──────── DATA SHOWN
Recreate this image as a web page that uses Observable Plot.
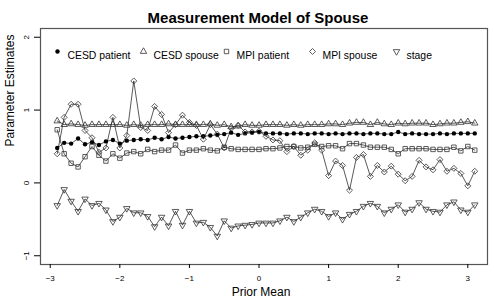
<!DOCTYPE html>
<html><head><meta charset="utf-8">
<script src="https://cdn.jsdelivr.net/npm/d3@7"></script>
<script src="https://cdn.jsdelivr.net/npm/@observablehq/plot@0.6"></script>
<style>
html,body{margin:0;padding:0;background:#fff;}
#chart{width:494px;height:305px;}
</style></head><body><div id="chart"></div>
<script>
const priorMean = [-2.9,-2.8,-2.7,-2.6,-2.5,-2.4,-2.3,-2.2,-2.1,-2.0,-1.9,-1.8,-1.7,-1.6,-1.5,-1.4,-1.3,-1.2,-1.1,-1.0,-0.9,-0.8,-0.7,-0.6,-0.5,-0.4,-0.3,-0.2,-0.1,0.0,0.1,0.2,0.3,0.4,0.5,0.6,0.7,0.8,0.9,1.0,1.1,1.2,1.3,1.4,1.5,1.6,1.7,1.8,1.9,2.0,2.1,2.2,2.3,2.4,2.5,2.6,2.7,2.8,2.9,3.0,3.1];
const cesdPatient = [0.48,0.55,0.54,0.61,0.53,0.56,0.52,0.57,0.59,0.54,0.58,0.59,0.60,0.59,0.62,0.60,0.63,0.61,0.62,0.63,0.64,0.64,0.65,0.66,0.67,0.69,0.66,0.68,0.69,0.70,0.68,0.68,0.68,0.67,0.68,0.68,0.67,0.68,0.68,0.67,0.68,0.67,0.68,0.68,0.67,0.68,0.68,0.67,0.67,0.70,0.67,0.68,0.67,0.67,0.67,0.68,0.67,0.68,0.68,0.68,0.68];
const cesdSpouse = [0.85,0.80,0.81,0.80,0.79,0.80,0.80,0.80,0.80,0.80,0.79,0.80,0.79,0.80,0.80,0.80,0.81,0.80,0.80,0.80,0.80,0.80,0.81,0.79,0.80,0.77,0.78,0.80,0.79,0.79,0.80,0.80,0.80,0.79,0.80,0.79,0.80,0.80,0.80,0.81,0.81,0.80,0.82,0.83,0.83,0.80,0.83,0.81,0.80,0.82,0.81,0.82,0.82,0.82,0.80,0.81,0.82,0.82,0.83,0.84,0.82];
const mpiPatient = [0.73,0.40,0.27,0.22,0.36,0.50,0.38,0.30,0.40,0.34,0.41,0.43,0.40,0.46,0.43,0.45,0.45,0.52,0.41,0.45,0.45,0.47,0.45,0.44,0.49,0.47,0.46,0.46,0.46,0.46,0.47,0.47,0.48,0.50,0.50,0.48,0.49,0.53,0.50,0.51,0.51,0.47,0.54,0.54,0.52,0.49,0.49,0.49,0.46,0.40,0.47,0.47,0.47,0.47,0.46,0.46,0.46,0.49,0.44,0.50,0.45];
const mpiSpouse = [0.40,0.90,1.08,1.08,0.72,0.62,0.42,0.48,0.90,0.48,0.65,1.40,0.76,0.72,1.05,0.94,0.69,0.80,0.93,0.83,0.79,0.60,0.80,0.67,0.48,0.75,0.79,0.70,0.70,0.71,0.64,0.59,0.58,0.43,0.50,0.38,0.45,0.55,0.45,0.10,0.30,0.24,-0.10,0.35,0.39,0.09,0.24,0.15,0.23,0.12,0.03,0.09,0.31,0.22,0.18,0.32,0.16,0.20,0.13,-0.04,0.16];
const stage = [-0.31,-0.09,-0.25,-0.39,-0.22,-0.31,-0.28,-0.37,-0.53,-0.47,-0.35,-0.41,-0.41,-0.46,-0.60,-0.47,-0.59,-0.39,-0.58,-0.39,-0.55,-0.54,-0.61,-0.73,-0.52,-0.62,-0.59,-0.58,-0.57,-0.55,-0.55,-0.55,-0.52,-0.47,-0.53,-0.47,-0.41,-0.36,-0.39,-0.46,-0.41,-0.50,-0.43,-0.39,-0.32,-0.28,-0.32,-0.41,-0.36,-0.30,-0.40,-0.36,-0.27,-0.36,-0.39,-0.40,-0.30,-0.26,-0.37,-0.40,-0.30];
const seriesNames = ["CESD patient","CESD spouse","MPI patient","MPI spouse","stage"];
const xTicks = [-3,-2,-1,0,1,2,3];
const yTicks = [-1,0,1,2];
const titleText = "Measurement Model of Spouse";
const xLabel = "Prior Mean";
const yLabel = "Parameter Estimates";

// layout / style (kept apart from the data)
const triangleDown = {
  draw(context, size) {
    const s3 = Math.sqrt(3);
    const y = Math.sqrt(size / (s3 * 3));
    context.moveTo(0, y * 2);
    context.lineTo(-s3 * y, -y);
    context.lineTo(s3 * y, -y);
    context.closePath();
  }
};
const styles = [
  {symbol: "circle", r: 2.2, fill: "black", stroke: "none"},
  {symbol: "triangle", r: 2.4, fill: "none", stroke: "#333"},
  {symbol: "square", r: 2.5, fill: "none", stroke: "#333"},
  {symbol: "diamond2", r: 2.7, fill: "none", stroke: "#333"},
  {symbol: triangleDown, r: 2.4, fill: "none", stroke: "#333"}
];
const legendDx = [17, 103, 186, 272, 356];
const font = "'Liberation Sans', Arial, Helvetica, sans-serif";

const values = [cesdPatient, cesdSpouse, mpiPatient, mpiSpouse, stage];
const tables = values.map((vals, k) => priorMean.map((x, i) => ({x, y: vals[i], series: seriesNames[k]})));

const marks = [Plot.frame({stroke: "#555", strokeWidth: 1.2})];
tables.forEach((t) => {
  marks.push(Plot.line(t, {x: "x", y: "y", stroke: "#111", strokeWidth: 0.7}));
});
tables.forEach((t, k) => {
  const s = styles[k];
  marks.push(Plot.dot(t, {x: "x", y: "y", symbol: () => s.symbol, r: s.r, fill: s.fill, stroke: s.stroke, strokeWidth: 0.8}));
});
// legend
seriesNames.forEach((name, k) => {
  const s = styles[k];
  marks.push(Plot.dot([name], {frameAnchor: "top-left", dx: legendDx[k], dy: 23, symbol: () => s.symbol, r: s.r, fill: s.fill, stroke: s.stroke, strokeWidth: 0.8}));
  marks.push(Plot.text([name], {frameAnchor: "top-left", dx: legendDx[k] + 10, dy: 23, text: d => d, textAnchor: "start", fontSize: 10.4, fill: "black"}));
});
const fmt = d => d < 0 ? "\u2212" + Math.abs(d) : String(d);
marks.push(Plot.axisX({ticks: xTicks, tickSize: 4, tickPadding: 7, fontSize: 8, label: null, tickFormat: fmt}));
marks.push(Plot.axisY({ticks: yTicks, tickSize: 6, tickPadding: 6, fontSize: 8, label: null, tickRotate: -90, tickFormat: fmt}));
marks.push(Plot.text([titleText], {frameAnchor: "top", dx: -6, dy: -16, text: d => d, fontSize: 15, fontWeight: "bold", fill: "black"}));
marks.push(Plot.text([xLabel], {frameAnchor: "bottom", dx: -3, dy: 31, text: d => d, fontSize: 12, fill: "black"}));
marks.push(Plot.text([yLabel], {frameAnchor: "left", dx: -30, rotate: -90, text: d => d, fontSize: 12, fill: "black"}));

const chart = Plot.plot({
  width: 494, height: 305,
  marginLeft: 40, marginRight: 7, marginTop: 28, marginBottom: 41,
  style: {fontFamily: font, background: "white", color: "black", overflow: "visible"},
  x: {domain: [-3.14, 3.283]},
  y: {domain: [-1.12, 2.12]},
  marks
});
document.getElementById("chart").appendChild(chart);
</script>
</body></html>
────────────────
• [OBJECTIVE]
Reproduce all of the data exactly, omitting each picture it holds.

• [OUTPUT OF THE TASK]
Recreate this image as a web page that uses Observable Plot.
<!DOCTYPE html>
<html><head><meta charset="utf-8">
<script src="https://cdn.jsdelivr.net/npm/d3@7"></script>
<script src="https://cdn.jsdelivr.net/npm/@observablehq/plot@0.6"></script>
<style>
html,body{margin:0;padding:0;background:#fff;}
#chart{width:494px;height:305px;}
</style></head><body><div id="chart"></div>
<script>
const priorMean = [-2.9,-2.8,-2.7,-2.6,-2.5,-2.4,-2.3,-2.2,-2.1,-2.0,-1.9,-1.8,-1.7,-1.6,-1.5,-1.4,-1.3,-1.2,-1.1,-1.0,-0.9,-0.8,-0.7,-0.6,-0.5,-0.4,-0.3,-0.2,-0.1,0.0,0.1,0.2,0.3,0.4,0.5,0.6,0.7,0.8,0.9,1.0,1.1,1.2,1.3,1.4,1.5,1.6,1.7,1.8,1.9,2.0,2.1,2.2,2.3,2.4,2.5,2.6,2.7,2.8,2.9,3.0,3.1];
const cesdPatient = [0.48,0.55,0.54,0.61,0.53,0.56,0.52,0.57,0.59,0.54,0.58,0.59,0.60,0.59,0.62,0.60,0.63,0.61,0.62,0.63,0.64,0.64,0.65,0.66,0.67,0.69,0.66,0.68,0.69,0.70,0.68,0.68,0.68,0.67,0.68,0.68,0.67,0.68,0.68,0.67,0.68,0.67,0.68,0.68,0.67,0.68,0.68,0.67,0.67,0.70,0.67,0.68,0.67,0.67,0.67,0.68,0.67,0.68,0.68,0.68,0.68];
const cesdSpouse = [0.85,0.80,0.81,0.80,0.79,0.80,0.80,0.80,0.80,0.80,0.79,0.80,0.79,0.80,0.80,0.80,0.81,0.80,0.80,0.80,0.80,0.80,0.81,0.79,0.80,0.77,0.78,0.80,0.79,0.79,0.80,0.80,0.80,0.79,0.80,0.79,0.80,0.80,0.80,0.81,0.81,0.80,0.82,0.83,0.83,0.80,0.83,0.81,0.80,0.82,0.81,0.82,0.82,0.82,0.80,0.81,0.82,0.82,0.83,0.84,0.82];
const mpiPatient = [0.73,0.40,0.27,0.22,0.36,0.50,0.38,0.30,0.40,0.34,0.41,0.43,0.40,0.46,0.43,0.45,0.45,0.52,0.41,0.45,0.45,0.47,0.45,0.44,0.49,0.47,0.46,0.46,0.46,0.46,0.47,0.47,0.48,0.50,0.50,0.48,0.49,0.53,0.50,0.51,0.51,0.47,0.54,0.54,0.52,0.49,0.49,0.49,0.46,0.40,0.47,0.47,0.47,0.47,0.46,0.46,0.46,0.49,0.44,0.50,0.45];
const mpiSpouse = [0.40,0.90,1.08,1.08,0.72,0.62,0.42,0.48,0.90,0.48,0.65,1.40,0.76,0.72,1.05,0.94,0.69,0.80,0.93,0.83,0.79,0.60,0.80,0.67,0.48,0.75,0.79,0.70,0.70,0.71,0.64,0.59,0.58,0.43,0.50,0.38,0.45,0.55,0.45,0.10,0.30,0.24,-0.10,0.35,0.39,0.09,0.24,0.15,0.23,0.12,0.03,0.09,0.31,0.22,0.18,0.32,0.16,0.20,0.13,-0.04,0.16];
const stage = [-0.31,-0.09,-0.25,-0.39,-0.22,-0.31,-0.28,-0.37,-0.53,-0.47,-0.35,-0.41,-0.41,-0.46,-0.60,-0.47,-0.59,-0.39,-0.58,-0.39,-0.55,-0.54,-0.61,-0.73,-0.52,-0.62,-0.59,-0.58,-0.57,-0.55,-0.55,-0.55,-0.52,-0.47,-0.53,-0.47,-0.41,-0.36,-0.39,-0.46,-0.41,-0.50,-0.43,-0.39,-0.32,-0.28,-0.32,-0.41,-0.36,-0.30,-0.40,-0.36,-0.27,-0.36,-0.39,-0.40,-0.30,-0.26,-0.37,-0.40,-0.30];
const seriesNames = ["CESD patient","CESD spouse","MPI patient","MPI spouse","stage"];
const xTicks = [-3,-2,-1,0,1,2,3];
const yTicks = [-1,0,1,2];
const titleText = "Measurement Model of Spouse";
const xLabel = "Prior Mean";
const yLabel = "Parameter Estimates";

// layout / style (kept apart from the data)
const triangleDown = {
  draw(context, size) {
    const s3 = Math.sqrt(3);
    const y = Math.sqrt(size / (s3 * 3));
    context.moveTo(0, y * 2);
    context.lineTo(-s3 * y, -y);
    context.lineTo(s3 * y, -y);
    context.closePath();
  }
};
const styles = [
  {symbol: "circle", r: 2.2, fill: "black", stroke: "none"},
  {symbol: "triangle", r: 2.4, fill: "none", stroke: "#333"},
  {symbol: "square", r: 2.5, fill: "none", stroke: "#333"},
  {symbol: "diamond2", r: 2.7, fill: "none", stroke: "#333"},
  {symbol: triangleDown, r: 2.4, fill: "none", stroke: "#333"}
];
const legendDx = [17, 103, 186, 272, 356];
const font = "'Liberation Sans', Arial, Helvetica, sans-serif";

const values = [cesdPatient, cesdSpouse, mpiPatient, mpiSpouse, stage];
const tables = values.map((vals, k) => priorMean.map((x, i) => ({x, y: vals[i], series: seriesNames[k]})));

const marks = [Plot.frame({stroke: "#555", strokeWidth: 1.2})];
tables.forEach((t) => {
  marks.push(Plot.line(t, {x: "x", y: "y", stroke: "#111", strokeWidth: 0.7}));
});
tables.forEach((t, k) => {
  const s = styles[k];
  marks.push(Plot.dot(t, {x: "x", y: "y", symbol: () => s.symbol, r: s.r, fill: s.fill, stroke: s.stroke, strokeWidth: 0.8}));
});
// legend
seriesNames.forEach((name, k) => {
  const s = styles[k];
  marks.push(Plot.dot([name], {frameAnchor: "top-left", dx: legendDx[k], dy: 23, symbol: () => s.symbol, r: s.r, fill: s.fill, stroke: s.stroke, strokeWidth: 0.8}));
  marks.push(Plot.text([name], {frameAnchor: "top-left", dx: legendDx[k] + 10, dy: 23, text: d => d, textAnchor: "start", fontSize: 10.4, fill: "black"}));
});
const fmt = d => d < 0 ? "\u2212" + Math.abs(d) : String(d);
marks.push(Plot.axisX({ticks: xTicks, tickSize: 4, tickPadding: 7, fontSize: 8, label: null, tickFormat: fmt}));
marks.push(Plot.axisY({ticks: yTicks, tickSize: 6, tickPadding: 6, fontSize: 8, label: null, tickRotate: -90, tickFormat: fmt}));
marks.push(Plot.text([titleText], {frameAnchor: "top", dx: -6, dy: -16, text: d => d, fontSize: 15, fontWeight: "bold", fill: "black"}));
marks.push(Plot.text([xLabel], {frameAnchor: "bottom", dx: -3, dy: 31, text: d => d, fontSize: 12, fill: "black"}));
marks.push(Plot.text([yLabel], {frameAnchor: "left", dx: -30, rotate: -90, text: d => d, fontSize: 12, fill: "black"}));

const chart = Plot.plot({
  width: 494, height: 305,
  marginLeft: 40, marginRight: 7, marginTop: 28, marginBottom: 41,
  style: {fontFamily: font, background: "white", color: "black", overflow: "visible"},
  x: {domain: [-3.14, 3.283]},
  y: {domain: [-1.12, 2.12]},
  marks
});
document.getElementById("chart").appendChild(chart);
</script>
</body></html>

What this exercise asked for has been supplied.